Today’s marketing organizations are assigned quantifiable goals and quotas such as the number of leads booked or the dollar value of pipeline created. Marketing Ops tracks all the KPIs and provides regular reporting. In addition, the Ops team analyzes the performance of different campaigns and channels to help demonstrate the ROI of spend. Examples of the types of metrics tracked include:

  • Leads, Deals, Wins – Reporting on the quantity of marketing sourced leads (MQLs and SQLs) into the top of the funnel. Equally important is the number of leads that convert into sales opportunities and closed business.
  • Pipeline, Bookings, ARR – Quantifying the dollar value of marketing-sourced leads. Depending upon the company, the value might expressed in terms of ARR, ACV, or TCV as they convert from pipeline to bookings to revenue.
  • Ad Impressions, Clicks, Conversions – Analyzing the return on advertising spend from paid search and display campaigns. Understanding the conversions to content downloads, demo requests, and free trials.

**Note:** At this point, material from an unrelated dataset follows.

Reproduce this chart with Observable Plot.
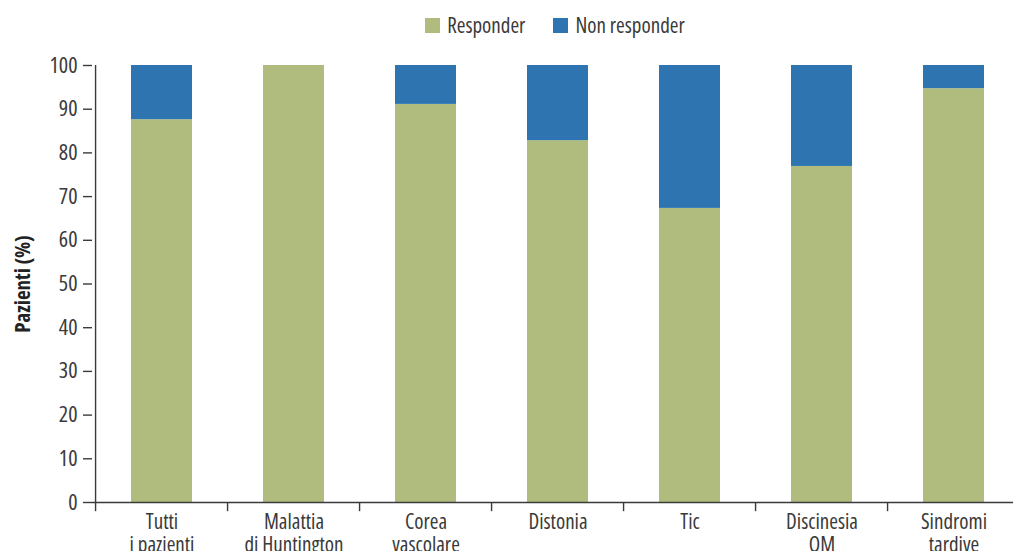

Popular SaaS Marketing Metrics

CEOs have finally gotten religion around the importance of lead generation to growth. As a result, all eyes are on the pipeline and top of funnel metrics. Marketing operations teams are responsible for the “high visibility” metrics on MALs, MQLs, and SQLs to board members, investors, and executives. As marketing decisions continue to be more data-driven the role of marketing operations is likely to evolve from a support function enabling the team to more of a strategic function that is driving decision making.

Marketing Qualified Leads
Lead to Win Conversion
Customer Acquisition Cost
Sales Qualified Lead (SQL)
Last Touch Attribution
Marketing Sourced Bookings
Email Clickthrough Rate
Pipeline Velocity
Return on Advertising Spend
Total Pipeline Generated

Process Design

SaaS marketing organizations have millions, if not billions, of interactions with potential buyers each year. The data points need to be analyzed and scored to determine which qualify as a lead, where the lead should be routed, and how the lead should be attributed. Marketing Ops teams need to work closely with BDRs, sales, and partner organizations to design process flows for:

  • Qualification & Scoring – Defining criteria for leads to advance to MAL, MQL, SQL. Scoring leads based upon firmographic, technographic, and behavioral intelligence data.
  • Lead Routing – Automating the distribution of new leads to BDRs, sales reps, and customer success managers based upon territory assignments and existing relationship scope.
  • Lead Attribution – Assigning credit for the lead to the first known engagement, last touchpoint before conversion, or the weighted average of multiple different steps.
  • Nurturing – Maintaining a regular cadence of communications with future potential leads until the prospects meet the qualification criteria for sales engagement.